▸ EXERCISE PROMPT: Each line from the line with "Output the Python" to the line with "WIDE_W, NARROW_W = 0.163, 0.051", inclusive, is to be repeated exactly; no other line and no picture belongs in the copy.

▸ MATERIAL TO PROCESS:
══════════

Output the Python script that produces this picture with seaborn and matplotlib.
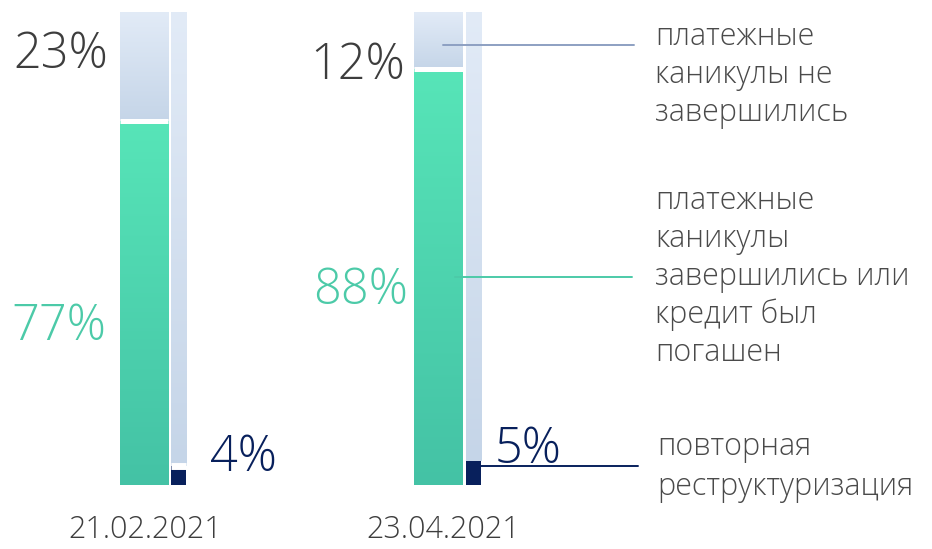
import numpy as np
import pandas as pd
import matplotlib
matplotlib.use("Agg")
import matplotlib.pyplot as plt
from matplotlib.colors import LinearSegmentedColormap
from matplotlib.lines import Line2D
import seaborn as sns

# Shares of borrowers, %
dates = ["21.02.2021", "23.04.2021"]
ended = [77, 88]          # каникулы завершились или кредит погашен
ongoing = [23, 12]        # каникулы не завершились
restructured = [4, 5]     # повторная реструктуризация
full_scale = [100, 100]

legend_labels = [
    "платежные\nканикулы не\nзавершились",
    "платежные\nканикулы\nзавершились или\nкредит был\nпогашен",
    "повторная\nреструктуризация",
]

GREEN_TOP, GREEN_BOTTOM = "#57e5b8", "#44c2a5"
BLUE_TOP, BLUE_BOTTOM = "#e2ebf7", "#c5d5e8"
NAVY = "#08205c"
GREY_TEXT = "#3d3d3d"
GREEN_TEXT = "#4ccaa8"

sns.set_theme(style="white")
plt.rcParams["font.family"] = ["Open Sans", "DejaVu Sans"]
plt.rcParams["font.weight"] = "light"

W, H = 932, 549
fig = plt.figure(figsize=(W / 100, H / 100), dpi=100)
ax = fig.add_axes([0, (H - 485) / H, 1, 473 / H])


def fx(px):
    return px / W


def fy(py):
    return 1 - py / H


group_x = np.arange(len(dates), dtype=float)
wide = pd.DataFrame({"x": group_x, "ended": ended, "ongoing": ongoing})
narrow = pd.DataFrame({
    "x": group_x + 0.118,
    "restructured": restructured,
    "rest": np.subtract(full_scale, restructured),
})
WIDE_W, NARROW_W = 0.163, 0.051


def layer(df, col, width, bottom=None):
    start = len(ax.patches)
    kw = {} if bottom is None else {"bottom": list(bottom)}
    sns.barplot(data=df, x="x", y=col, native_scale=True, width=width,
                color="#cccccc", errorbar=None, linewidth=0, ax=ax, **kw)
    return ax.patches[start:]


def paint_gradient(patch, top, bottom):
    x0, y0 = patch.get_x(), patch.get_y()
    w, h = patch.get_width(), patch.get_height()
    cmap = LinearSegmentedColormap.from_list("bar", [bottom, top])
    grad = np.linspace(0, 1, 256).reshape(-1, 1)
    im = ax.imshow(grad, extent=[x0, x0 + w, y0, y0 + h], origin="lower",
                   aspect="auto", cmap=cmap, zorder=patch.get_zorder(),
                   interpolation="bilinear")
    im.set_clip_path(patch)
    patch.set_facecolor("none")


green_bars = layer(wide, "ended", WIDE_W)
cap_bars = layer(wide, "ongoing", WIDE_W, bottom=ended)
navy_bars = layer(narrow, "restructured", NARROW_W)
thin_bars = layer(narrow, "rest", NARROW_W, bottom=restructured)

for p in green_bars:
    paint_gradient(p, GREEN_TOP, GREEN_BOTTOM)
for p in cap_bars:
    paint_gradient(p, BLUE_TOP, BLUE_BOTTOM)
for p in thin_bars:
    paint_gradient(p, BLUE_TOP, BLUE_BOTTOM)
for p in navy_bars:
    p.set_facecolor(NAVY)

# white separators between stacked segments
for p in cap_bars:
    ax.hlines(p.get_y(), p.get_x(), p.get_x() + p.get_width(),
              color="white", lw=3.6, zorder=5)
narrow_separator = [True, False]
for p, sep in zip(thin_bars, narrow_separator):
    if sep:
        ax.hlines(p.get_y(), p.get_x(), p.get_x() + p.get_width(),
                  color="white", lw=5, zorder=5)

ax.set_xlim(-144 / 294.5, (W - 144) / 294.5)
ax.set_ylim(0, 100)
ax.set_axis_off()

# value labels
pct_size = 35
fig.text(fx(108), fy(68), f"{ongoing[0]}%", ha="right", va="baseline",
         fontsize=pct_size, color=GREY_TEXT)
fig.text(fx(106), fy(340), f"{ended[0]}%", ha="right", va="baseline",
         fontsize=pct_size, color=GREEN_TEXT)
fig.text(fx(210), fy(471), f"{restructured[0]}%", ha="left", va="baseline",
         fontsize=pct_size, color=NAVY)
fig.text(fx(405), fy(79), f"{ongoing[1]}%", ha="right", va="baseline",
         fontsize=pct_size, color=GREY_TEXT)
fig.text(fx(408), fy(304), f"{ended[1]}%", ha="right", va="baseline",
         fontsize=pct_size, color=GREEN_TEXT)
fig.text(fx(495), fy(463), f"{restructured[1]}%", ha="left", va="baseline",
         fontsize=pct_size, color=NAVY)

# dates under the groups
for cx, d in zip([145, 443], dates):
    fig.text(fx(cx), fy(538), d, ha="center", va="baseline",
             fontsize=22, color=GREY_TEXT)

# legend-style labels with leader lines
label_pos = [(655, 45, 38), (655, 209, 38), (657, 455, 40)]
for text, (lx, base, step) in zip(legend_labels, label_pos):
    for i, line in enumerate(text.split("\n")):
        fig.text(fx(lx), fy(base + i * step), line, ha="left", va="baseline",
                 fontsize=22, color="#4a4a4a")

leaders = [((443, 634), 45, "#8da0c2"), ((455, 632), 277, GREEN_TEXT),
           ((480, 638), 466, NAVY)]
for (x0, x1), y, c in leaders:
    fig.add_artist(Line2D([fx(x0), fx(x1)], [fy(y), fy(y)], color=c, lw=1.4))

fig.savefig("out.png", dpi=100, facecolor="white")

══════════

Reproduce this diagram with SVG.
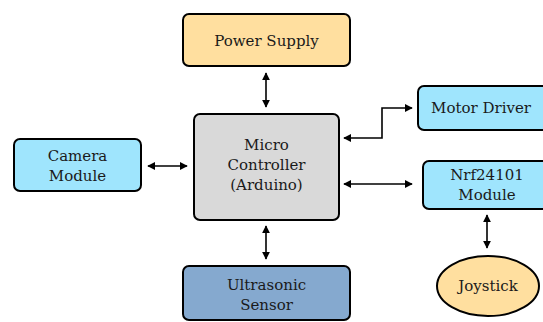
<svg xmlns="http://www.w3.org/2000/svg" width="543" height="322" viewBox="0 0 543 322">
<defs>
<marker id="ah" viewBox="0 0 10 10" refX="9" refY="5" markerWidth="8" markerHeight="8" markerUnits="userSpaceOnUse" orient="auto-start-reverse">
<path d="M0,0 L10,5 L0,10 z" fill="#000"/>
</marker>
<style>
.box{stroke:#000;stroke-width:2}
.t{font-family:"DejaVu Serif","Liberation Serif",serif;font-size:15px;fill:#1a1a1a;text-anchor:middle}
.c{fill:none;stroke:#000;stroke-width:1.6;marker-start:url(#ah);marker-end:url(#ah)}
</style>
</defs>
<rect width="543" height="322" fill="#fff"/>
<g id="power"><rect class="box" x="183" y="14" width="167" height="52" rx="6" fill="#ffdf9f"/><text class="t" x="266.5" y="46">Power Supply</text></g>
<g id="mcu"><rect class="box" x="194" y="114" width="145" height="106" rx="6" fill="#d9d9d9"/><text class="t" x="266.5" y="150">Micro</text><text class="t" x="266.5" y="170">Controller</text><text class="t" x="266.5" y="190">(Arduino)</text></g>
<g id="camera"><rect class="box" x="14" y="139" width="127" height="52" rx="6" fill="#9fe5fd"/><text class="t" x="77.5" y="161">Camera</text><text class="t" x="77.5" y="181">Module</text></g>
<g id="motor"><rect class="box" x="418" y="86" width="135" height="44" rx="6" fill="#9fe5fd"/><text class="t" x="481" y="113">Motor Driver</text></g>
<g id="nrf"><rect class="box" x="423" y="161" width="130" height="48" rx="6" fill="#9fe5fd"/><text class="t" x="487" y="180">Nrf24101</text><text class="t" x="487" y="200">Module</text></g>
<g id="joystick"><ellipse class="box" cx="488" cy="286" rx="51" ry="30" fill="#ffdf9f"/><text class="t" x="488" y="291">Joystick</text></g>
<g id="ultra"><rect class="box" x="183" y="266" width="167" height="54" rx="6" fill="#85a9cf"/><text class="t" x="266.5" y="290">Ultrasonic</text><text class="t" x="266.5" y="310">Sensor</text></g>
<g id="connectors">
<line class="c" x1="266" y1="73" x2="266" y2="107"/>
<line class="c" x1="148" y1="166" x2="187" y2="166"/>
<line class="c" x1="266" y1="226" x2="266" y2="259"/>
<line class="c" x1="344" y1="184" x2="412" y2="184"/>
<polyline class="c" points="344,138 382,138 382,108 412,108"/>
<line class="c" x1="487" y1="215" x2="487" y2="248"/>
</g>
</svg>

══════════

▸ CORRECT OUTPUT:
Output the Python script that produces this picture with seaborn and matplotlib.
import numpy as np
import pandas as pd
import matplotlib
matplotlib.use("Agg")
import matplotlib.pyplot as plt
from matplotlib.colors import LinearSegmentedColormap
from matplotlib.lines import Line2D
import seaborn as sns

# Shares of borrowers, %
dates = ["21.02.2021", "23.04.2021"]
ended = [77, 88]          # каникулы завершились или кредит погашен
ongoing = [23, 12]        # каникулы не завершились
restructured = [4, 5]     # повторная реструктуризация
full_scale = [100, 100]

legend_labels = [
    "платежные\nканикулы не\nзавершились",
    "платежные\nканикулы\nзавершились или\nкредит был\nпогашен",
    "повторная\nреструктуризация",
]

GREEN_TOP, GREEN_BOTTOM = "#57e5b8", "#44c2a5"
BLUE_TOP, BLUE_BOTTOM = "#e2ebf7", "#c5d5e8"
NAVY = "#08205c"
GREY_TEXT = "#3d3d3d"
GREEN_TEXT = "#4ccaa8"

sns.set_theme(style="white")
plt.rcParams["font.family"] = ["Open Sans", "DejaVu Sans"]
plt.rcParams["font.weight"] = "light"

W, H = 932, 549
fig = plt.figure(figsize=(W / 100, H / 100), dpi=100)
ax = fig.add_axes([0, (H - 485) / H, 1, 473 / H])


def fx(px):
    return px / W


def fy(py):
    return 1 - py / H


group_x = np.arange(len(dates), dtype=float)
wide = pd.DataFrame({"x": group_x, "ended": ended, "ongoing": ongoing})
narrow = pd.DataFrame({
    "x": group_x + 0.118,
    "restructured": restructured,
    "rest": np.subtract(full_scale, restructured),
})
WIDE_W, NARROW_W = 0.163, 0.051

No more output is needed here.